Skip the pictures and quote all of the lines exactly.

-- begin Supplied material --

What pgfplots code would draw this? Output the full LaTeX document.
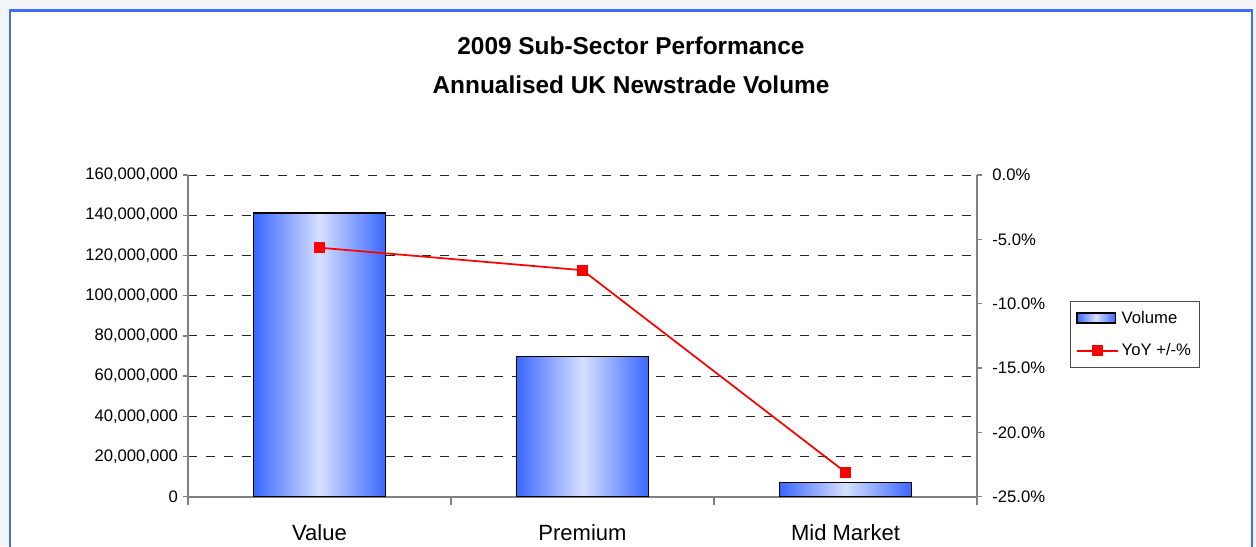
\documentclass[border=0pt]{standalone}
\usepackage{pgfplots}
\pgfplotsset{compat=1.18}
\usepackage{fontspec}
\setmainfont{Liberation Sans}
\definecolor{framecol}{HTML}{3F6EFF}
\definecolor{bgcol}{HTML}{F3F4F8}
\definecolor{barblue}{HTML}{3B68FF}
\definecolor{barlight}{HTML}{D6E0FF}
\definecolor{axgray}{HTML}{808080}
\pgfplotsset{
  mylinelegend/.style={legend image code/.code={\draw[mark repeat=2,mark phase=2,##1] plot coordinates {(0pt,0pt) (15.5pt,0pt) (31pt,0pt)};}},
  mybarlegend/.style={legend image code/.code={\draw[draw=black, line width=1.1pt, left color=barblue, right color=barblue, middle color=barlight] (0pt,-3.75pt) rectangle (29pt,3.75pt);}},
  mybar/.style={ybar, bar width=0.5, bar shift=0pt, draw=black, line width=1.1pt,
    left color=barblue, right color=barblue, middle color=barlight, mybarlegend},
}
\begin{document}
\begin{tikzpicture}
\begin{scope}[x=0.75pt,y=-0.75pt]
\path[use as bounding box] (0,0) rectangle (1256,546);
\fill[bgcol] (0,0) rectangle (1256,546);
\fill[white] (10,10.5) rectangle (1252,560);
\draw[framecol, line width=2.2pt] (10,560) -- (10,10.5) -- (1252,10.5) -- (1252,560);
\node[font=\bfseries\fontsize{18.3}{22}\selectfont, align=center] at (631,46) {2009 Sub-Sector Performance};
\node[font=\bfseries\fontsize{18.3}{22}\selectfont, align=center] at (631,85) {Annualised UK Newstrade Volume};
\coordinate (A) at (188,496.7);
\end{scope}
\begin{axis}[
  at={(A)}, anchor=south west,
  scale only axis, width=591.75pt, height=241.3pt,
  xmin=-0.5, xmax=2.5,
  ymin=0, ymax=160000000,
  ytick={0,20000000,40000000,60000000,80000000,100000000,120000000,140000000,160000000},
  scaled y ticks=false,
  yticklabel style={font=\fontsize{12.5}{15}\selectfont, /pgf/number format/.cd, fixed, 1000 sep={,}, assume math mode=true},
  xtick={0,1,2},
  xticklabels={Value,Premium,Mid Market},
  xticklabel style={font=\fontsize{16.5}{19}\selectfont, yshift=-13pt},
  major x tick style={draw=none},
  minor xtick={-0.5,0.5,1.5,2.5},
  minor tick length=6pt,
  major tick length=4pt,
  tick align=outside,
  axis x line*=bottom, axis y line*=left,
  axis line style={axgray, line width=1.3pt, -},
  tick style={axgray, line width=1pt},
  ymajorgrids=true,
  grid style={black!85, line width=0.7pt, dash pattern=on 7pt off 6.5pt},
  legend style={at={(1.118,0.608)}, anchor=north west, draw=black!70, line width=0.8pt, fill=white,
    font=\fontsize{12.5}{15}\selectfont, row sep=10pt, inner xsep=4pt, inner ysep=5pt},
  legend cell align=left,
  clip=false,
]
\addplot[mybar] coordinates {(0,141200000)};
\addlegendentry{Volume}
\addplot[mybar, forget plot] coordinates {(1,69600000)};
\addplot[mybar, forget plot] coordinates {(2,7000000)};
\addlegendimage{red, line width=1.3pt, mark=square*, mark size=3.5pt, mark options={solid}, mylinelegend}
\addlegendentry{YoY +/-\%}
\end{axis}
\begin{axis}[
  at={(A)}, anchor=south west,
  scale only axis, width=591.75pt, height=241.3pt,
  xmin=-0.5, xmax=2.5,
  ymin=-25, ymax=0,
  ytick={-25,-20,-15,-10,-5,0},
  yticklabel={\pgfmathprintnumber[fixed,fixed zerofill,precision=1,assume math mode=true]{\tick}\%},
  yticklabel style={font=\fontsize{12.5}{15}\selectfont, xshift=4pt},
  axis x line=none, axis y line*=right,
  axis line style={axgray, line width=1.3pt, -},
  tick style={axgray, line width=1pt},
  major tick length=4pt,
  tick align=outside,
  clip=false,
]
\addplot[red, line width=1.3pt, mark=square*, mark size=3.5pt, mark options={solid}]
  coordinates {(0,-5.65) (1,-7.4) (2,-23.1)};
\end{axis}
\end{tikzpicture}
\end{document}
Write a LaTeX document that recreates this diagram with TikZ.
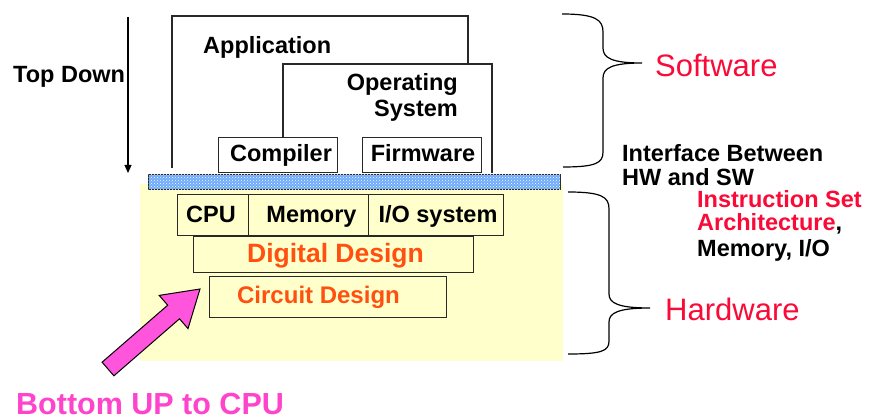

-- end Supplied material --

■ Solved exercise
What pgfplots code would draw this? Output the full LaTeX document.
\documentclass[border=0pt]{standalone}
\usepackage{pgfplots}
\pgfplotsset{compat=1.18}
\usepackage{fontspec}
\setmainfont{Liberation Sans}
\definecolor{framecol}{HTML}{3F6EFF}
\definecolor{bgcol}{HTML}{F3F4F8}
\definecolor{barblue}{HTML}{3B68FF}
\definecolor{barlight}{HTML}{D6E0FF}
\definecolor{axgray}{HTML}{808080}
\pgfplotsset{
  mylinelegend/.style={legend image code/.code={\draw[mark repeat=2,mark phase=2,##1] plot coordinates {(0pt,0pt) (15.5pt,0pt) (31pt,0pt)};}},
  mybarlegend/.style={legend image code/.code={\draw[draw=black, line width=1.1pt, left color=barblue, right color=barblue, middle color=barlight] (0pt,-3.75pt) rectangle (29pt,3.75pt);}},
  mybar/.style={ybar, bar width=0.5, bar shift=0pt, draw=black, line width=1.1pt,
    left color=barblue, right color=barblue, middle color=barlight, mybarlegend},
}
\begin{document}
\begin{tikzpicture}
\begin{scope}[x=0.75pt,y=-0.75pt]
\path[use as bounding box] (0,0) rectangle (1256,546);
\fill[bgcol] (0,0) rectangle (1256,546);
\fill[white] (10,10.5) rectangle (1252,560);
\draw[framecol, line width=2.2pt] (10,560) -- (10,10.5) -- (1252,10.5) -- (1252,560);
\node[font=\bfseries\fontsize{18.3}{22}\selectfont, align=center] at (631,46) {2009 Sub-Sector Performance};
\node[font=\bfseries\fontsize{18.3}{22}\selectfont, align=center] at (631,85) {Annualised UK Newstrade Volume};
\coordinate (A) at (188,496.7);
\end{scope}
\begin{axis}[
  at={(A)}, anchor=south west,
  scale only axis, width=591.75pt, height=241.3pt,
  xmin=-0.5, xmax=2.5,
  ymin=0, ymax=160000000,
  ytick={0,20000000,40000000,60000000,80000000,100000000,120000000,140000000,160000000},
  scaled y ticks=false,
  yticklabel style={font=\fontsize{12.5}{15}\selectfont, /pgf/number format/.cd, fixed, 1000 sep={,}, assume math mode=true},
  xtick={0,1,2},
  xticklabels={Value,Premium,Mid Market},
  xticklabel style={font=\fontsize{16.5}{19}\selectfont, yshift=-13pt},
  major x tick style={draw=none},
  minor xtick={-0.5,0.5,1.5,2.5},
  minor tick length=6pt,
  major tick length=4pt,
  tick align=outside,
  axis x line*=bottom, axis y line*=left,
  axis line style={axgray, line width=1.3pt, -},
  tick style={axgray, line width=1pt},
  ymajorgrids=true,
  grid style={black!85, line width=0.7pt, dash pattern=on 7pt off 6.5pt},
  legend style={at={(1.118,0.608)}, anchor=north west, draw=black!70, line width=0.8pt, fill=white,
    font=\fontsize{12.5}{15}\selectfont, row sep=10pt, inner xsep=4pt, inner ysep=5pt},
  legend cell align=left,
  clip=false,
]
\addplot[mybar] coordinates {(0,141200000)};
\addlegendentry{Volume}
\addplot[mybar, forget plot] coordinates {(1,69600000)};
\addplot[mybar, forget plot] coordinates {(2,7000000)};
\addlegendimage{red, line width=1.3pt, mark=square*, mark size=3.5pt, mark options={solid}, mylinelegend}
\addlegendentry{YoY +/-\%}
\end{axis}
\begin{axis}[
  at={(A)}, anchor=south west,
  scale only axis, width=591.75pt, height=241.3pt,
  xmin=-0.5, xmax=2.5,
  ymin=-25, ymax=0,
  ytick={-25,-20,-15,-10,-5,0},
  yticklabel={\pgfmathprintnumber[fixed,fixed zerofill,precision=1,assume math mode=true]{\tick}\%},
  yticklabel style={font=\fontsize{12.5}{15}\selectfont, xshift=4pt},
  axis x line=none, axis y line*=right,
  axis line style={axgray, line width=1.3pt, -},
  tick style={axgray, line width=1pt},
  major tick length=4pt,
  tick align=outside,
  clip=false,
]
\addplot[red, line width=1.3pt, mark=square*, mark size=3.5pt, mark options={solid}]
  coordinates {(0,-5.65) (1,-7.4) (2,-23.1)};
\end{axis}
\end{tikzpicture}
\end{document}
Write a LaTeX document that recreates this diagram with TikZ.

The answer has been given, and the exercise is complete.